Vidas em suspenso
Rodrigo Pandolfo e Louise D’Tuani em Alaska, em cartaz no Teatro Poeira (Foto: Pat Cividanes)
Mais do que uma proposta de localização, Alaska, título dessa peça da norte-americana Cindy Lou Johnson, simboliza a necessidade de isolamento para dois personagens, Henry e Rosannah, que, por razões distintas, perderam a estabilidade emocional em determinado momento de suas jornadas. Essa construção psicológica é apresentada de forma clara ao longo do texto. No entanto, a encenação assinada por Rodrigo Pandolfo (acumulando a função de ator), em cartaz no Teatro Poeira, evidencia o desejo de provocar certo estranhamento no público por meio da quebra da linguagem realista.
Esse direcionamento se manifesta, em especial, através da inclusão, em cena, dos bailarinos Alexandre Maïa e Tayson Pio e da cenográfica de Miguel Pinto Guimarães. Em esfera pontual, transparece em assumida inverossimilhança (a informação de que Rosannah dirigiu do Brasil até o Alaska) inserida a partir de discreta liberdade na abordagem do texto original.
Os bailarinos frequentemente carregam e manipulam Pandolfo e Louise D’Tuani, intérpretes dos personagens, na contramão da movimentação cotidiana (direção de movimento de Lavínia Bizzotto). Os corpos dos atores surgem em suspenso, como se os personagens, diante de experiências lancinantes, tivessem sido confrontados com a urgência de interromper o fluxo automático da vida. Essa interrupção não representa obrigatoriamente o fim; pode ser uma transição.
O cenário, não por acaso, traz elementos erguidos no ar (vestido de noiva, tronco de árvore). Há também objetos do dia a dia (fogão, banheira), ainda que a concepção visual deles transcenda o meramente utilitário. A cabana onde se estabelece o improvável encontro entre Henry e Rosannah é um ambiente concreto, mas não “apenas”. Por causa das extremadas condições meteorológicas externas, que os impedem de sair, a cabana se transforma inevitavelmente numa espécie de bunker.
As fronteiras quase intransponíveis desse espaço fechado são intencionalmente rompidas nos instantes de explosão do realismo, marcados pela ocasional retirada dos personagens de cena. Essa relativização do real é reforçada pelo destaque do artifício, como a imagem dos flocos de neve que tomam o palco de modo eventual. Em sintonia com a espacialidade, os rasgos horizontais da iluminação de Wagner Antônio.

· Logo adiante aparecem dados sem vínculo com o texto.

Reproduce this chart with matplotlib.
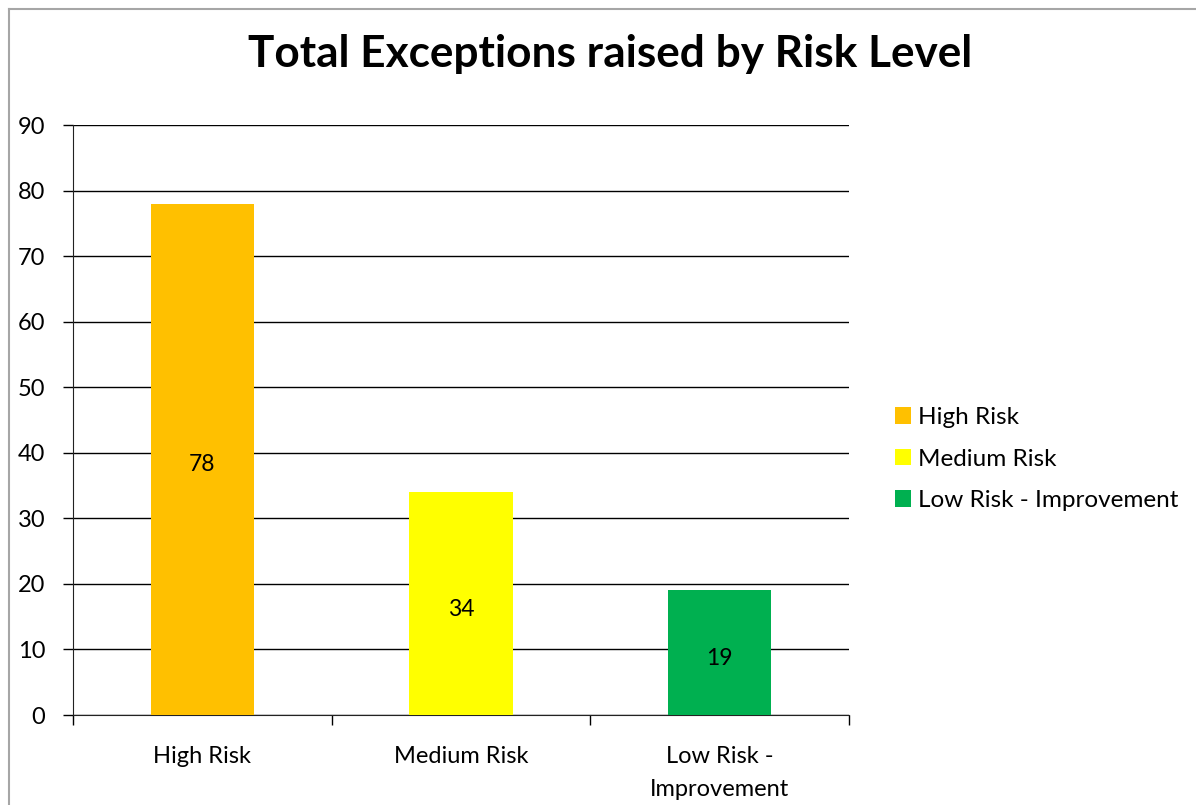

Rodrigo Pandolfo e Louise D’Tuani demonstram entrosamento – ele expressando o estado de perplexidade do personagem, principalmente nos primeiros minutos, e ela dando vazão à intensidade nervosa, à tentativa de conter os impulsos de descontrole. No decorrer do espetáculo, Pandolfo busca uma diversificação na temperatura dramática, oscilando da interiorização à passionalidade, e D’Tuani permanece mais centrada no mesmo registro, o que não implica em linearidade.
A encenação de Alaska escapa do risco do formalismo estéril e resulta de proposições instigantes em relação ao texto de Cindy Lou Johnson.
ALASKA – Texto de Cindy Lou Johnson. Direção de Rodrigo Pandolfo. Com Rodrigo Pandolfo e Louise D’Tuani. Teatro Poeira (R. São João Batista, 104). De qui. a sáb. às 20h e dom., às 19h. Ingressos: R$ 80,00 e R$ 40,00 (meia-entrada).